= Work to do =
Identify each line in the records below that contains the word "this", and copy it.

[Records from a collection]
## START

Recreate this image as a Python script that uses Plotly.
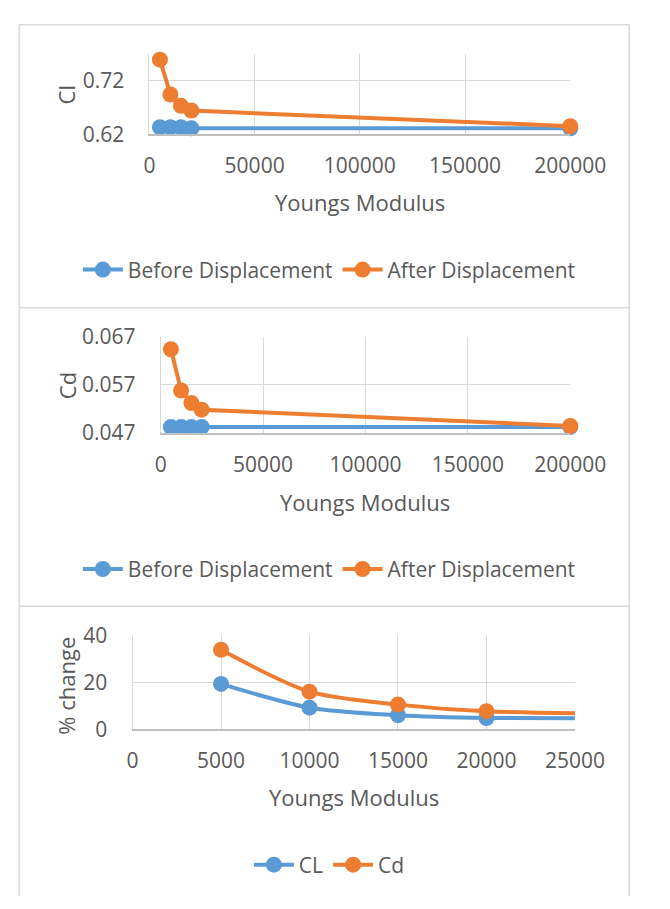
import plotly.graph_objects as go

# ---- data -------------------------------------------------------------
youngs = [5000, 10000, 15000, 20000, 200000]

cl_before = [0.633, 0.633, 0.633, 0.631, 0.631]
cl_after = [0.759, 0.694, 0.673, 0.664, 0.635]

cd_before = [0.0482, 0.0482, 0.0482, 0.0482, 0.0482]
cd_after = [0.0644, 0.0558, 0.0532, 0.0518, 0.0484]

pct_cl = [19.3, 9.2, 6.0, 4.8, 0.6]
pct_cd = [33.8, 16.0, 10.5, 7.7, 0.4]

x_ticks_wide = [0, 50000, 100000, 150000, 200000]
x_ticks_zoom = [0, 5000, 10000, 15000, 20000, 25000]

# ---- styling ----------------------------------------------------------
W, H = 670, 909
BLUE = "#5B9BD5"
ORANGE = "#ED7D31"
TEXT = "#595959"
GRID = "#D9D9D9"
AXIS = "#BFBFBF"
FONT = "Open Sans"
TICK_SIZE = 21
TITLE_SIZE = 22
LEG_SIZE = 21


def px_x(v):
    return v / W


def px_y(v):
    return 1 - v / H


fig = go.Figure()


def add_series(x, y, name, color, xa, ya, legend, shape="linear", clip=False):
    fig.add_trace(go.Scatter(
        x=x, y=y, name=name, mode="lines+markers",
        line=dict(color=color, width=4, shape=shape, smoothing=0.8),
        marker=dict(color=color, size=16),
        xaxis=xa, yaxis=ya, legend=legend, cliponaxis=clip,
    ))


# Cl chart
add_series(youngs, cl_before, "Before Displacement", BLUE, "x", "y", "legend")
add_series(youngs, cl_after, "After Displacement", ORANGE, "x", "y", "legend")
# Cd chart
add_series(youngs, cd_before, "Before Displacement", BLUE, "x2", "y2", "legend2")
add_series(youngs, cd_after, "After Displacement", ORANGE, "x2", "y2", "legend2")
# % change chart (smoothed)
add_series(youngs, pct_cl, "CL", BLUE, "x3", "y3", "legend3", shape="spline", clip=True)
add_series(youngs, pct_cd, "Cd", ORANGE, "x3", "y3", "legend3", shape="spline", clip=True)

tickfont = dict(family=FONT, size=TICK_SIZE, color=TEXT)


def xaxis(dom, rng, ticks, anchor):
    return dict(
        domain=[px_x(dom[0]), px_x(dom[1])], range=rng, tickvals=ticks,
        tickformat="d", showgrid=True, gridcolor=GRID, gridwidth=1,
        showline=True, linecolor=AXIS, linewidth=1.5, zeroline=False,
        ticks="", ticklabelstandoff=12, tickfont=tickfont, anchor=anchor,
        fixedrange=True,
    )


def yaxis(dom, rng, ticks, fmt, anchor):
    return dict(
        domain=[px_y(dom[1]), px_y(dom[0])], range=rng, tickvals=ticks,
        tickformat=fmt, showgrid=True, gridcolor=GRID, gridwidth=1,
        showline=True, linecolor=GRID, linewidth=1, zeroline=False,
        ticks="", ticklabelstandoff=20, tickfont=tickfont, anchor=anchor,
        fixedrange=True,
    )


# plot-area pixel boxes: (left, right), (top, bottom)
box1 = ((153, 602), (40, 123))
box2 = ((165, 602), (332, 431))
box3 = ((135, 607), (640, 737))

legend_common = dict(
    orientation="h", xanchor="center", yanchor="middle",
    font=dict(family=FONT, size=LEG_SIZE, color=TEXT),
    bgcolor="rgba(0,0,0,0)", itemwidth=40, tracegroupgap=0,
)

fig.update_layout(
    width=W, height=H, margin=dict(l=0, r=0, t=0, b=0),
    paper_bgcolor="white", plot_bgcolor="white",
    font=dict(family=FONT, color=TEXT),
    xaxis=xaxis(box1[0], [0, 200000], x_ticks_wide, "y"),
    yaxis=yaxis(box1[1], [0.62, 0.77], [0.62, 0.72], ".2f", "x"),
    xaxis2=xaxis(box2[0], [0, 200000], x_ticks_wide, "y2"),
    yaxis2=yaxis(box2[1], [0.047, 0.067], [0.047, 0.057, 0.067], ".3f", "x2"),
    xaxis3=xaxis(box3[0], [0, 25000], x_ticks_zoom, "y3"),
    yaxis3=yaxis(box3[1], [0, 40], [0, 20, 40], "d", "x3"),
    legend=dict(x=px_x(345), y=px_y(263), **legend_common),
    legend2=dict(x=px_x(345), y=px_y(572), **legend_common),
    legend3=dict(x=px_x(345), y=px_y(877), **legend_common),
)

# axis titles
title_font = dict(family=FONT, size=TITLE_SIZE, color=TEXT)
annots = [
    ("Youngs Modulus", (box1[0][0] + box1[0][1]) / 2, 193, 0),
    ("Youngs Modulus", (box2[0][0] + box2[0][1]) / 2, 502, 0),
    ("Youngs Modulus", (box3[0][0] + box3[0][1]) / 2, 807, 0),
    ("Cl", 65, 82, -90),
    ("Cd", 65, 382, -90),
    ("% change", 64, 692, -90),
]
for txt, ax_, ay_, ang in annots:
    fig.add_annotation(
        text=txt, x=px_x(ax_), y=px_y(ay_), xref="paper", yref="paper",
        xanchor="center", yanchor="middle", showarrow=False,
        textangle=ang, font=title_font,
    )

# chart frames
frame = dict(type="line", xref="paper", yref="paper",
             line=dict(color=GRID, width=1.5), layer="below")
for yy in (10, 302, 610):
    fig.add_shape(x0=px_x(14), x1=px_x(665), y0=px_y(yy), y1=px_y(yy), **frame)
for xx in (14, 665):
    fig.add_shape(x0=px_x(xx), x1=px_x(xx), y0=px_y(10), y1=0, **frame)

fig.write_html("out.html")
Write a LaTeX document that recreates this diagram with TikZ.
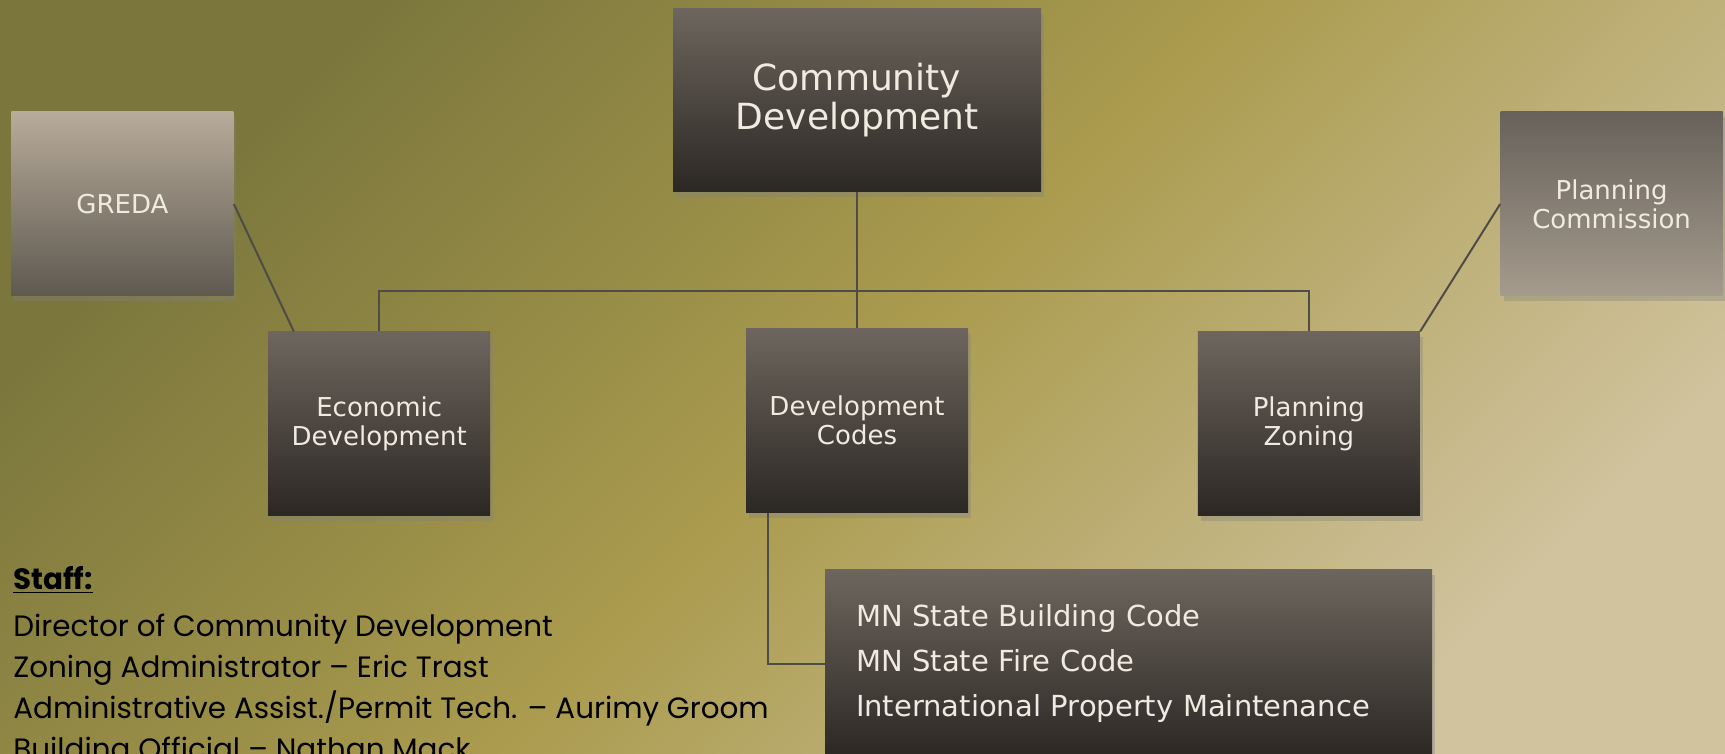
\documentclass[tikz,border=0pt]{standalone}
\usepackage{fontspec}
\setmainfont{DejaVu Sans}
\newfontfamily\stafffont{Poppins}
\usetikzlibrary{positioning,shadows}

\definecolor{olivedark}{HTML}{7A763C}
\definecolor{olivemid}{HTML}{AA9B4E}
\definecolor{tanlight}{HTML}{D0C39E}
\definecolor{boxtop}{HTML}{6E665E}
\definecolor{boxbottom}{HTML}{2B2723}
\definecolor{gredatop}{HTML}{B7AB9A}
\definecolor{gredabottom}{HTML}{5F5950}
\definecolor{pctop}{HTML}{67615A}
\definecolor{pcbottom}{HTML}{A59B8D}
\definecolor{boxtext}{HTML}{F0EBE0}
\definecolor{linkgrey}{HTML}{4E4C46}

\tikzset{
  dept/.style={rectangle,top color=boxtop,bottom color=boxbottom,text=boxtext,
    minimum width=111pt,minimum height=92pt,align=center,inner sep=2pt,
    font=\fontsize{13}{14.5}\selectfont,
    drop shadow={shadow xshift=1.5pt,shadow yshift=-2.5pt,opacity=0.35}},
  outside/.style={dept,top color=gredatop,bottom color=gredabottom},
  codelist/.style={dept,align=left,text width=272.5pt,inner xsep=15.5pt,
    minimum height=94pt,font=\fontsize{14.5}{22.5}\selectfont},
  staff/.style={align=left,inner sep=0pt,text=black,
    font=\stafffont\fontsize{14.7}{20.5}\selectfont},
  link/.style={draw=linkgrey,line width=1pt}
}

\begin{document}
\begin{tikzpicture}[x=0.5pt,y=-0.5pt,node distance=68pt]
\useasboundingbox (0,0) rectangle (1725,754);
\clip (0,0) rectangle (1725,754);
\shade[left color=olivedark,right color=tanlight,middle color=olivemid,shading angle=45]
  (0,0) rectangle (1725,754);

\node[dept,minimum width=184pt,minimum height=91.5pt,font=\fontsize{18}{19.5}\selectfont] (cd) at (857,100.5) {Community\\Development};
\node[dept,below=of cd] (codes) {Development\\Codes};
\node[dept,left=127.5pt of codes,yshift=-1.5pt] (econ) {Economic\\Development};
\node[dept,right=114.5pt of codes,yshift=-1.5pt] (zoning) {Planning\\Zoning};
\node[outside,above left=17.5pt and 17pt of econ] (greda) {GREDA};
\node[outside,top color=pctop,bottom color=pcbottom,above right=17.5pt and 40pt of zoning] (pc) {Planning\\Commission};
\node[codelist,below right=28pt and 39.5pt of codes.south west] (mn) {MN State Building Code\\MN State Fire Code\\International Property Maintenance};

\node[staff,anchor=north west] (staffbox) at (13,566) {\underline{\textbf{Staff:}}\\[3pt]
  Director of Community Development\\
  Zoning Administrator – Eric Trast\\
  Administrative Assist./Permit Tech. – Aurimy Groom\\
  Building Official – Nathan Mack};

\draw[link] (cd.south) -- (codes.north);
\draw[link] (econ.north) -- ++(0,-40) -| (zoning.north);
\draw[link] (greda.east) -- ([xshift=13pt]econ.north west);
\draw[link] (pc.west) -- (zoning.north east);
\draw[link] ([xshift=11pt]codes.south west) |- (mn.west);
\end{tikzpicture}
\end{document}
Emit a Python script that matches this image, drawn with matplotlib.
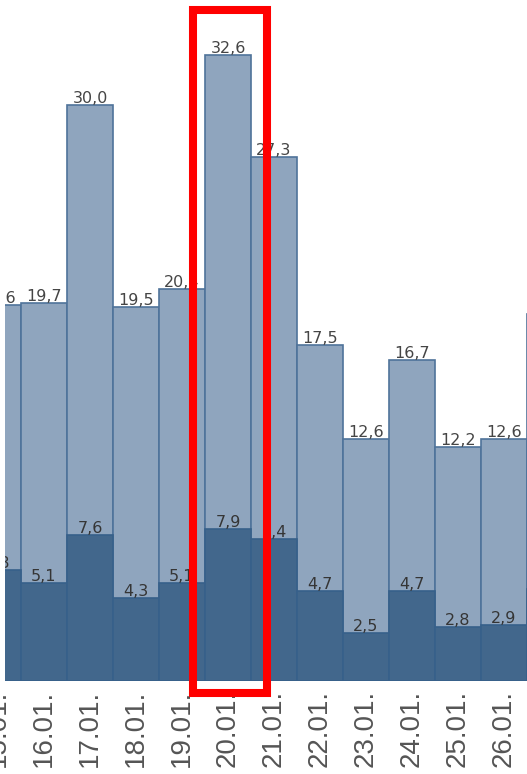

## END

= Task answer =
Recreate this image as a Python script that uses Plotly.
Write a LaTeX document that recreates this diagram with TikZ.
Emit a Python script that matches this image, drawn with matplotlib.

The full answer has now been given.